Wednesday, December 30, 2009

A Positive Sign


Dear City Department of Public Works,

Every day I drive past your big plus sign before the town's main intersection. While I appreciate it's positive message, I continue to wonder what is being added? If this is your method of counting cars on a busy road, I think you need to move to plan B. And no, plan B does not involve a government official pressing the sign each time a car passes. But perhaps you aren't counting cars at all. Maybe you are attempting to count bicycles, bad drivers, or roadkill. Either way, I guarantee that it's not working. Besides, if a bad driver produces roadkill is that plus 1 or plus 2?

While you ponder this challenge, one whose solution might involve (gasp) technology, please consider another recommendation. Can you please add an equals sign on the other side of the intersection? I would really like to know what you are adding and how much I am contributing. Talk about a positive message. Thank you for your consideration.

Regards,
Tyler

Tuesday, December 29, 2009

Beantown Jedi

Coworker #1: "On which side of the lab should we enter?"

Coworker #2: "By the loading dock."

Coworker #1: "By the dock?"

Coworker #2: "Yes, come to the dock side."

Me: "You sound like Darth Vader with a Boston accent."

Wednesday, December 23, 2009

Happy Holidays

Dear Faithful Readers,

It's been a busy year, but I hope to write more in 2010. Please know that even if I'm not writing, it doesn't mean that I'm not finding humor in everyday life. I hope to share more in the next few months. In the meantime, I want 2010 to be a year in which you share with me some of your humorous observations.

In 2010, I have a few goals with respect to my writing:
a) Blog more. And read more. I'm inspired by other bloggers and writers.
b) Submit an article to the Boston Globe. I have the story.... I just have to write it.
c) *Start* my novel. Well, if you count the first paragraph then I have already started. And it may not be a novel. We'll see how long it is by the time I'm finished. It might turn out to be a one paragraph story with no end. Let's avoid this together: please help me with my research and let me know if you know anyone that has been a sports team mascot or worn a full body costume for promotional purposes. Extra points if you bring me the Gecko from the Geico commercials.

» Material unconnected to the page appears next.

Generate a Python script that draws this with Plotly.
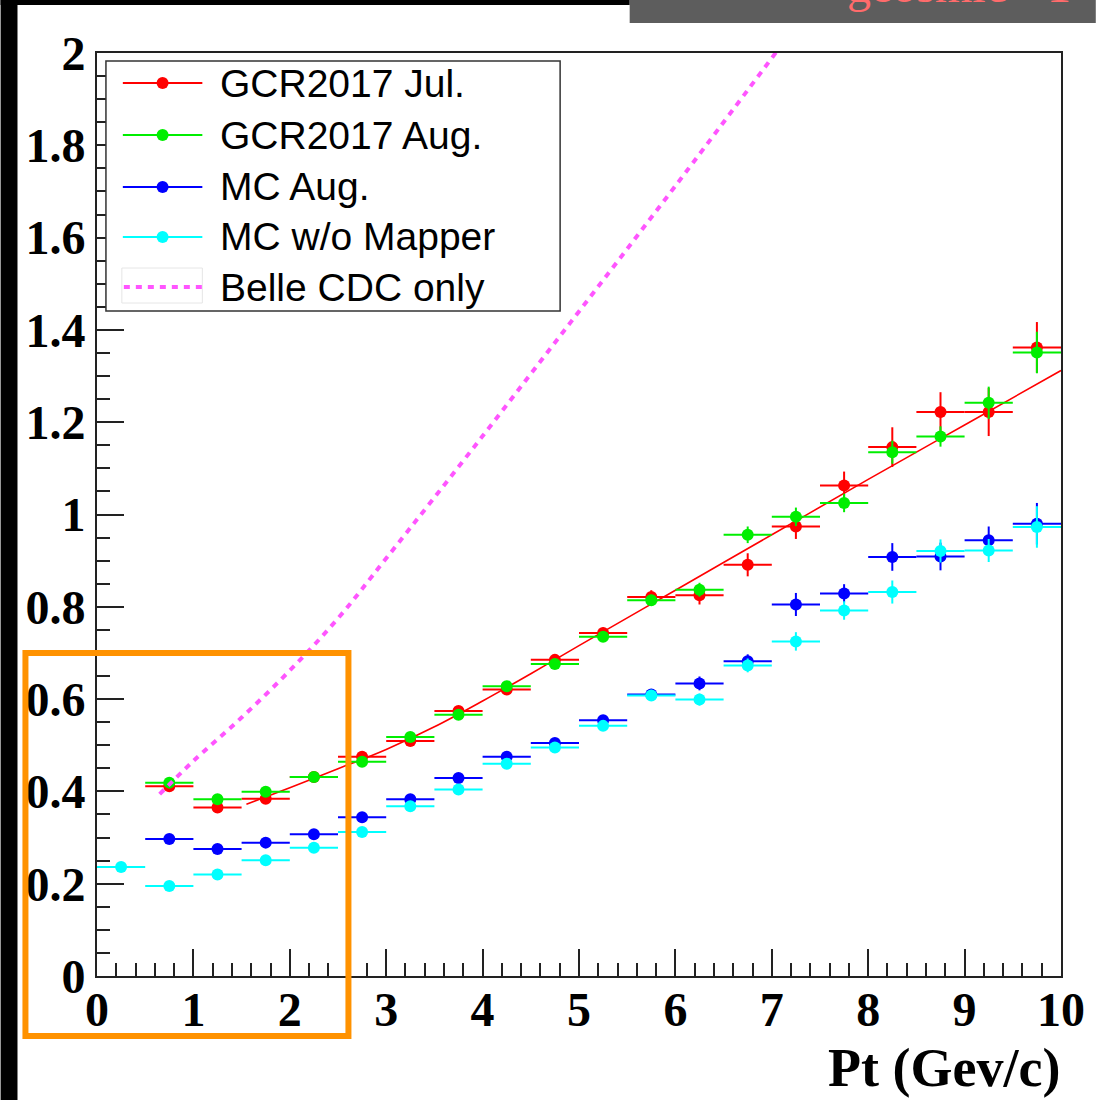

I am also going to a conference in January. It's a scientific conference, so I expect there to be a lot of good material. A convergence of very serious robotics scientists wearing summer attire in the desert in January is excellent fodder for a humor blog.

I must go now. There's quite a lot of activity in my town these days. Mall traffic and a rise in eggnog consumption have appeared. Business-sponsored fat men with rosy cheeks and red suits with reduced working hours have also been spotted for the first time since last year. And those are just the corporate executives. Coincidentally, everyone is filled with glee.

I was feeling the usual obligation to buy a gift for anyone who ever smiled at me which includes all of you (except family members who instead get another full year of my love and complaints, the gifts that keep on giving). Unfortunately, the pet insurance and subsequent funeral expenses for my pet rock (RIP Pebbles) have created financial hardship. Thanks for understanding.

Happy New Year and Merry Debt-mas!

Thursday, December 3, 2009

I'm a "The-Fridge-Is-Half-Empty" Guy

At one time or another, we have all found ourselves in the fridge searching for a TBE snack. TBE, as in "to be eaten". A deep dive into the refridgerator is never without hope that something with chocolate lives within. This typically involves moving cold items around like in the same manner one would when solving one of those puzzles with one piece missing. Which brings me to my question. Is it normal to fantasize about the size of the chocolate cake that would fit perfectly into the space known as the missing puzzle piece?

Tuesday, December 1, 2009

Think Forwarding: A Phone Service Feature Still in Development

Last night, I called Verizon to dispute a bill. After navigating the system with a combination of mad button pressing and yelling over the automated customer service rep (just to be heard, of all things), I was informed that the offices were closed. After questioning Mrs. Roboto about Verizon's own use of call forwarding after hours, I hung up the phone.

If Verizon's features include Caller ID and great customer service, then why don't they call me back even if I don't leave a message?